If the hisbah police in Zamfara State, for example, is keen to enforce the prohibition of the sale of alcohol by smashing hundreds of beer bottles, the state cannot be rewarded for its “righteous pursuit” with filthy lucre from taxes collected on VAT from beer companies in Lagos or Port Harcourt. There is more, much more to restructuring than asking for shared executive responsibilities between the president, governors and their deputies.

APC does not need Adeboye to say that it is playing with fire, which is what Aso Rock’s blustering amounts to. Before the 2019 general elections when the party sensed that it was losing grounds for failing to keep its promise to structure after four years, it claimed that a committee headed by Governor Nasir El-Rufai of Kaduna State would look into the matter.

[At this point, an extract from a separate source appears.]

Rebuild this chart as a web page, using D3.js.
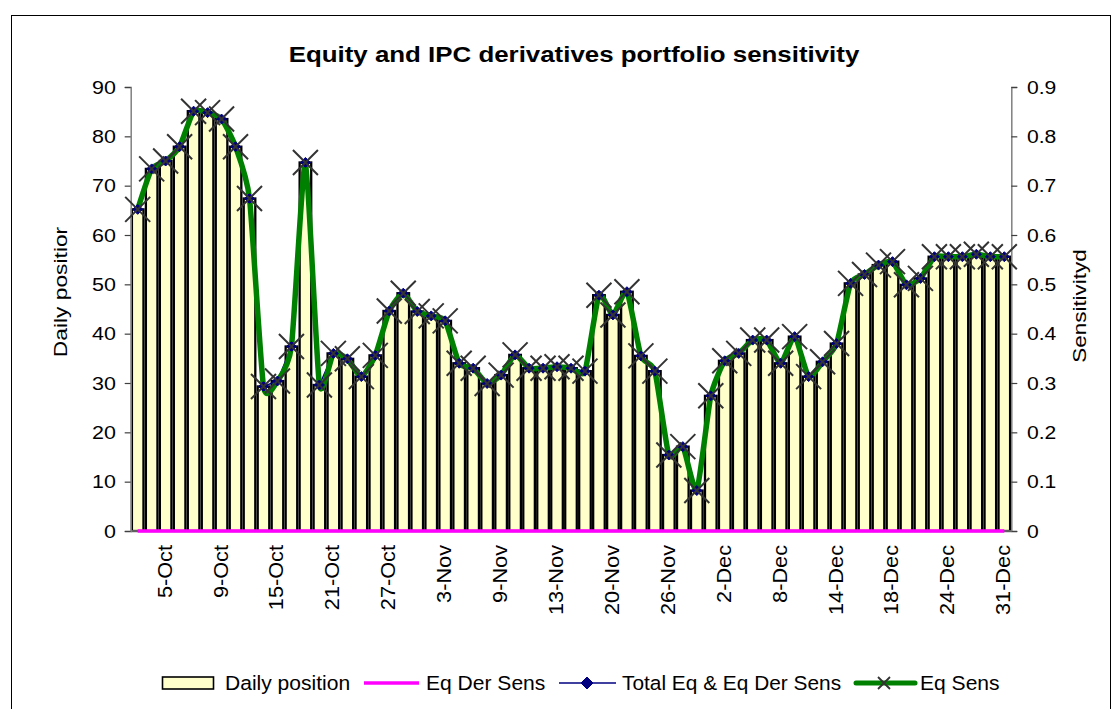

If the governor did anything at all, he simply prepared the coffin for the idea, hoping to bury it quietly after the election. But that’s not working. And it won’t because this is one ghost that would not be appeased by threats to silence those demanding it or by pretending that they’re talking nonsense.

It’s not about shared executive burden, not about a United States of Nigeria. Not even about what makes the Presidency comfortable. And yes, it’s just as radical as amending the Ordinatio sacerdotalis.

It is what it is: restructure or die.